Federer’s perceived inability to convert break points has been a concern for years. Early last year, I wrote about his success rate on break points, and found that while he does, in fact, convert fewer break points than expected, it’s only a few percentage points. Further, it’s not a new problem: He was winning fewer break points than he should have been back when he was the unchallenged top player in the game.
Against Novak, though, it’s another story, and since they’ve faced each other so often, we can no longer write off a poor break-point performance as an outlier.
In these last 23 matches–including last night’s 4-for-23 on break points–Federer has converted 15% fewer break points than expected, twice as bad as his worst single-season mark. Djokovic, on the other hand, has converted break points at almost the same rate as other return points.
I’m often hesitant to use the c-words, but the evidence is piling up that in these particular clutch situations, Roger is choking.

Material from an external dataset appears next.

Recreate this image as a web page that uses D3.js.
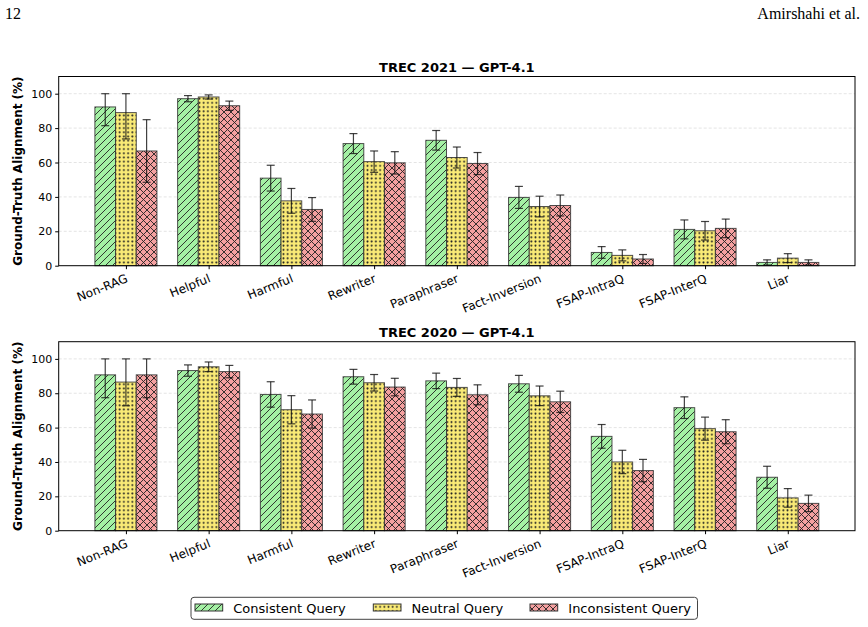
<!DOCTYPE html>
<html>
<head>
<meta charset="utf-8">
<script src="https://cdn.jsdelivr.net/npm/d3@7"></script>
<style>
  body { margin: 0; background: #fff; }
  svg { display: block; }
</style>
</head>
<body>
<svg id="fig" width="868" height="627"></svg>
<script>
// Categories and series
const categories = ["Non-RAG", "Helpful", "Harmful", "Rewriter", "Paraphraser",
  "Fact-Inversion", "FSAP-IntraQ", "FSAP-InterQ", "Liar"];
const seriesNames = ["Consistent Query", "Neutral Query", "Inconsistent Query"];
const yTicks = [0, 20, 40, 60, 80, 100];

// TREC 2021 — mean and error
const t21Consistent = [92.3, 97.1, 50.9, 71.0, 72.9, 39.7, 7.7, 21.1, 1.9];
const t21ConsistentErr = [10.9, 1.8, 7.5, 5.8, 5.7, 6.4, 3.4, 5.5, 1.5];
const t21Neutral = [89.0, 98.1, 37.7, 60.5, 62.9, 34.4, 6.0, 20.3, 4.4];
const t21NeutralErr = [15.3, 1.2, 7.2, 6.2, 6.1, 6.0, 3.2, 5.4, 2.6];
const t21Inconsistent = [66.7, 93.0, 32.7, 59.8, 59.4, 35.0, 3.9, 21.7, 1.9];
const t21InconsistentErr = [18.2, 2.7, 6.9, 6.5, 6.4, 6.1, 2.6, 5.4, 1.5];

// TREC 2020 — mean and error
const t20Consistent = [90.7, 93.2, 79.3, 89.6, 87.2, 85.5, 54.9, 71.6, 31.1];
const t20ConsistentErr = [13.3, 3.3, 7.4, 4.3, 4.5, 4.9, 6.9, 6.3, 6.4];
const t20Neutral = [86.5, 95.4, 70.4, 86.1, 83.4, 78.5, 40.0, 59.4, 19.1];
const t20NeutralErr = [13.8, 2.8, 8.2, 4.8, 5.2, 5.7, 6.8, 6.7, 5.4];
const t20Inconsistent = [90.7, 92.6, 67.9, 83.6, 79.1, 75.0, 35.0, 57.6, 15.9];
const t20InconsistentErr = [13.3, 3.6, 8.2, 5.1, 5.8, 6.2, 6.5, 7.0, 4.8];

const colors = ["#a4f1a4", "#f9ea76", "#f4a0a0"];
const hatchIds = ["hatchDiag", "hatchDots", "hatchCross"];

const svg = d3.select("#fig");

// Hatch patterns
const defs = svg.append("defs");
function makePattern(id, fill, size, draw) {
  const p = defs.append("pattern")
    .attr("id", id)
    .attr("patternUnits", "userSpaceOnUse")
    .attr("width", size).attr("height", size);
  p.append("rect").attr("width", size).attr("height", size).attr("fill", fill);
  draw(p, size);
}
makePattern(hatchIds[0], colors[0], 7, (p, s) => {
  p.append("path")
    .attr("d", `M0,${s} L${s},0 M${-s / 2},${s / 2} L${s / 2},${-s / 2} M${s / 2},${s * 1.5} L${s * 1.5},${s / 2}`)
    .attr("stroke", "#222").attr("stroke-width", 0.9);
});
makePattern(hatchIds[1], colors[1], 4.2, (p, s) => {
  p.append("circle").attr("cx", s / 2).attr("cy", s / 2).attr("r", 0.95).attr("fill", "#222");
});
makePattern(hatchIds[2], colors[2], 7, (p, s) => {
  p.append("path")
    .attr("d", `M0,0 L${s},${s} M0,${s} L${s},0`)
    .attr("stroke", "#222").attr("stroke-width", 0.9);
});

// Page header
svg.append("text").attr("x", 5).attr("y", 19)
  .attr("font-family", "Liberation Serif, serif").attr("font-size", 16)
  .text("12");
svg.append("text").attr("x", 860).attr("y", 19)
  .attr("text-anchor", "end")
  .attr("font-family", "Liberation Serif, serif").attr("font-size", 16)
  .text("Amirshahi et al.");

const plotLeft = 58.7, plotRight = 855;
const xScale = d3.scaleLinear().domain([-0.8125, 8.8125]).range([plotLeft, plotRight]);
const barW = 0.25;
const offsets = [-0.25, 0, 0.25];

function drawPanel(top, bottom, title, means, errs) {
  const yScale = d3.scaleLinear().domain([0, 110]).range([bottom, top]);
  const g = svg.append("g");

  // grid
  g.append("g").selectAll("line").data(yTicks.slice(1)).join("line")
    .attr("x1", plotLeft).attr("x2", plotRight)
    .attr("y1", d => yScale(d)).attr("y2", d => yScale(d))
    .attr("stroke", "#ddd").attr("stroke-width", 0.8)
    .attr("stroke-dasharray", "3,2");

  // bars
  means.forEach((vals, s) => {
    g.append("g").selectAll("rect").data(vals).join("rect")
      .attr("x", (d, i) => xScale(i + offsets[s] - barW / 2))
      .attr("width", xScale(barW) - xScale(0))
      .attr("y", d => yScale(d))
      .attr("height", d => yScale(0) - yScale(d))
      .attr("fill", `url(#${hatchIds[s]})`)
      .attr("stroke", "#333").attr("stroke-opacity", 0.85).attr("stroke-width", 1);
  });

  // error bars (clipped to 0..100)
  means.forEach((vals, s) => {
    const eg = g.append("g").attr("stroke", "#111").attr("stroke-opacity", 0.8).attr("stroke-width", 1.2);
    vals.forEach((v, i) => {
      const cx = xScale(i + offsets[s]);
      const lo = Math.max(0, v - errs[s][i]);
      const hi = Math.min(100, v + errs[s][i]);
      eg.append("line").attr("x1", cx).attr("x2", cx)
        .attr("y1", yScale(lo)).attr("y2", yScale(hi));
      [lo, hi].forEach(e => {
        eg.append("line").attr("x1", cx - 4).attr("x2", cx + 4)
          .attr("y1", yScale(e)).attr("y2", yScale(e));
      });
    });
  });

  // frame
  g.append("rect").attr("x", plotLeft).attr("y", top)
    .attr("width", plotRight - plotLeft).attr("height", bottom - top)
    .attr("fill", "none").attr("stroke", "#000").attr("stroke-width", 1);

  // y axis
  const yAxis = g.append("g").attr("transform", `translate(${plotLeft},0)`)
    .call(d3.axisLeft(yScale).tickValues(yTicks).tickSize(3.5).tickPadding(3));
  yAxis.select(".domain").remove();
  yAxis.selectAll("text").attr("font-family", "DejaVu Sans").attr("font-size", 11).attr("fill", "#000");

  // x axis
  const xAxis = g.append("g").attr("transform", `translate(0,${bottom})`)
    .call(d3.axisBottom(xScale).tickValues(d3.range(categories.length)).tickSize(3.5).tickFormat(""));
  xAxis.select(".domain").remove();
  g.append("g").selectAll("text").data(categories).join("text")
    .attr("transform", (d, i) => `translate(${xScale(i) - 1},${bottom + 7}) rotate(-22)`)
    .attr("text-anchor", "end")
    .attr("dy", "0.8em")
    .attr("font-family", "DejaVu Sans").attr("font-size", 12)
    .text(d => d);

  // title
  g.append("text").attr("x", (plotLeft + plotRight) / 2).attr("y", top - 5)
    .attr("text-anchor", "middle")
    .attr("font-family", "DejaVu Sans").attr("font-weight", "bold").attr("font-size", 13)
    .text(title);

  // y label
  g.append("text")
    .attr("transform", `translate(22,${(top + bottom) / 2}) rotate(-90)`)
    .attr("text-anchor", "middle")
    .attr("font-family", "DejaVu Sans").attr("font-weight", "bold").attr("font-size", 12)
    .text("Ground-Truth Alignment (%)");
}

drawPanel(76.5, 265.7, "TREC 2021 — GPT-4.1",
  [t21Consistent, t21Neutral, t21Inconsistent],
  [t21ConsistentErr, t21NeutralErr, t21InconsistentErr]);
drawPanel(341.7, 530.7, "TREC 2020 — GPT-4.1",
  [t20Consistent, t20Neutral, t20Inconsistent],
  [t20ConsistentErr, t20NeutralErr, t20InconsistentErr]);

// Legend
const legend = svg.append("g");
legend.append("rect").attr("x", 191).attr("y", 597.3)
  .attr("width", 506.5).attr("height", 22).attr("rx", 3)
  .attr("fill", "#fff").attr("stroke", "#444").attr("stroke-width", 1);
const legendX = [195, 373.3, 530];
seriesNames.forEach((name, s) => {
  legend.append("rect").attr("x", legendX[s]).attr("y", 604)
    .attr("width", 27.7).attr("height", 7)
    .attr("fill", `url(#${hatchIds[s]})`)
    .attr("stroke", "#333").attr("stroke-width", 1);
  legend.append("text").attr("x", legendX[s] + 38.3).attr("y", 612.5)
    .attr("font-family", "DejaVu Sans").attr("font-size", 13)
    .text(name);
});
</script>
</body>
</html>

At the very least, we can eliminate a couple of alternative explanations, those based on break point opportunities and on performance in the ad court.
Let’s start with break point opportunities. 4-for-23 on break points is painful to look at, but there is a positive: You have to play very well to generate 23 break point chances against a top player. In fact, there’s a very clear, almost linear relationship between return points won and break point chances generated, and Federer beat expectations by 77% yesterday. Over 21 return games, a player who won 39% of return points, as Roger did, would be expected to create only 13 break point opportunities. A 4-for-13 mark would still be disappointing, but it wouldn’t induce nearly as many grimaces.

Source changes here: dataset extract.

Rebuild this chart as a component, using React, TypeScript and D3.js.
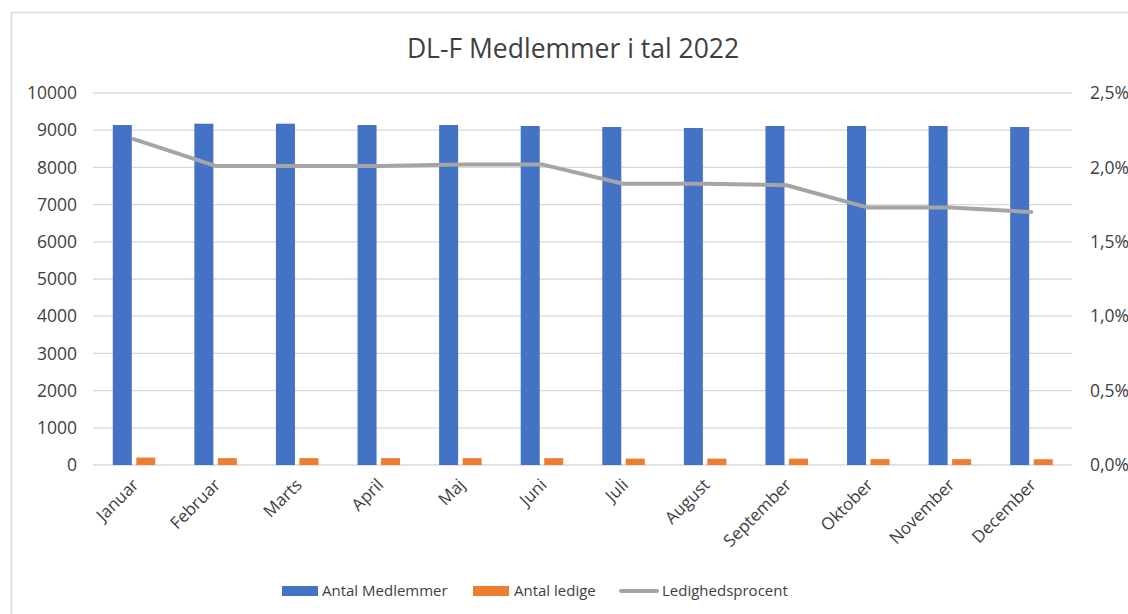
import * as d3 from "d3";

const months = ["Januar", "Februar", "Marts", "April", "Maj", "Juni", "Juli", "August", "September", "Oktober", "November", "December"];
const medlemmer = [9140, 9175, 9175, 9140, 9140, 9113, 9086, 9059, 9113, 9113, 9113, 9086];
const ledige = [200, 184, 184, 184, 185, 184, 172, 171, 171, 158, 158, 155];
const procent = [0.0219, 0.0201, 0.0201, 0.0201, 0.0202, 0.0202, 0.0189, 0.0189, 0.0188, 0.0173, 0.0173, 0.017];
const leftTicks = [0, 1000, 2000, 3000, 4000, 5000, 6000, 7000, 8000, 9000, 10000];
const rightTicks = [0, 0.005, 0.01, 0.015, 0.02, 0.025];

const W = 1128;
const H = 614;
const plotLeft = 93;
const plotRight = 1072;
const plotTop = 93;
const plotBottom = 465;
const font = "'Open Sans', sans-serif";
const textColor = "#404040";

export default function App() {
  const x = d3.scaleBand().domain(months).range([plotLeft, plotRight]);
  const y = d3.scaleLinear().domain([0, 10000]).range([plotBottom, plotTop]);
  const y2 = d3.scaleLinear().domain([0, 0.025]).range([plotBottom, plotTop]);
  const barW = 19;
  const center = (m: string) => (x(m) ?? 0) + x.bandwidth() / 2;

  const line = d3.line<number>()
    .x((_, i) => center(months[i]))
    .y(d => y2(d));

  const fmtPct = (v: number) => (v * 100).toFixed(1).replace(".", ",") + "%";

  return (
    <svg width={W} height={H} style={{ position: "absolute", left: 0, top: 0, background: "#fff" }} fontFamily={font}>
      <rect x={11.5} y={12.5} width={W} height={H} fill="#fff" stroke="#d9d9d9" strokeWidth={1.5} />
      <text x={573} y={58} textAnchor="middle" fontSize={26.5} fill={textColor}>DL-F Medlemmer i tal 2022</text>

      {/* gridlines */}
      {leftTicks.map(t => (
        <line key={t} x1={plotLeft} x2={plotRight} y1={y(t)} y2={y(t)} stroke="#d9d9d9" strokeWidth={1.3} />
      ))}

      {/* left axis */}
      {leftTicks.map(t => (
        <text key={"l" + t} x={77} y={y(t)} dy="0.35em" textAnchor="end" fontSize={17.5} fill={textColor}>{t}</text>
      ))}
      {/* right axis */}
      {rightTicks.map(t => (
        <text key={"r" + t} x={1090} y={y2(t)} dy="0.35em" textAnchor="start" fontSize={17.5} fill={textColor}>{fmtPct(t)}</text>
      ))}

      {/* bars */}
      {months.map((m, i) => (
        <g key={m}>
          <rect x={center(m) - 21} y={y(medlemmer[i])} width={barW} height={plotBottom - y(medlemmer[i])} fill="#4472c4" />
          <rect x={center(m) + 2.5} y={y(ledige[i])} width={barW} height={plotBottom - y(ledige[i])} fill="#ed7d31" />
        </g>
      ))}

      {/* line */}
      <path d={line(procent) ?? ""} fill="none" stroke="#a5a5a5" strokeWidth={4} strokeLinejoin="round" strokeLinecap="round" />

      {/* x labels */}
      {months.map(m => (
        <text key={"x" + m} transform={`translate(${center(m) + 6},${486}) rotate(-45)`} textAnchor="end" fontSize={17} fill={textColor}>{m}</text>
      ))}

      {/* legend */}
      <g fontSize={15} fill={textColor}>
        <rect x={282} y={586} width={36} height={10} fill="#4472c4" />
        <text x={322} y={591} dy="0.35em">Antal Medlemmer</text>
        <rect x={473} y={586} width={36} height={10} fill="#ed7d31" />
        <text x={514} y={591} dy="0.35em">Antal ledige</text>
        <line x1={621} x2={657} y1={591} y2={591} stroke="#a5a5a5" strokeWidth={4} strokeLinecap="round" />
        <text x={662} y={591} dy="0.35em">Ledighedsprocent</text>
      </g>
    </svg>
  );
}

In these 23 matches, Federer has generated exactly as many break point chances as expected. Djokovic has done the same. The story here is clearly about performance at 30-40 or 40-AD, not on anything earlier in the game. On non-break points yesterday, Fed returned more effectively.
The other explanation would be that Roger’s poor break point record has to do with the ad court. Against Rafael Nadal, that might be true: Much of the Spaniard’s effectiveness saving break points has to do with the way he skillfully uses left-handed serving in that court.
But in the Novak-Fed head-to-head, we can rule this out as well. According to Match Charting Project data, which includes more than 40 Djokovic matches and 90 Federer matches, neither player performs much better in either half of the court. Djokovic wins more service points in the deuce court–65% to 64% in general, 66% to 64% on hard courts, and Federer wins return points at the same rate in both courts.
Pundits like to say that tennis is a game of matchups, and in this rivalry, both players defy their typical patterns. Over the course of his career, Novak has saved break points more effectively than average, but not nearly as well as he does against Federer. Federer, for his part, has turned in some of his best return performances against Djokovic … except for these dismal efforts converting break points, when he is far worse than his already-weak averages.
Perhaps the only solution for Roger is to find even more ways to improve his world-class service games. In the previous match against Novak, he converted only one of eight break point chances–the sort of stat that would easily explain a loss. That day in Cincinnati, though, Federer’s one break of serve was better than Djokovic’s zero.
Fed won 56.4% of total points in that match, his third highest rate against Djokovic since 2011. If Novak is going to play better clutch tennis and win the close matches, that leaves Federer with an unenviable alternative. To win, he must decisively outplay the best player in the world.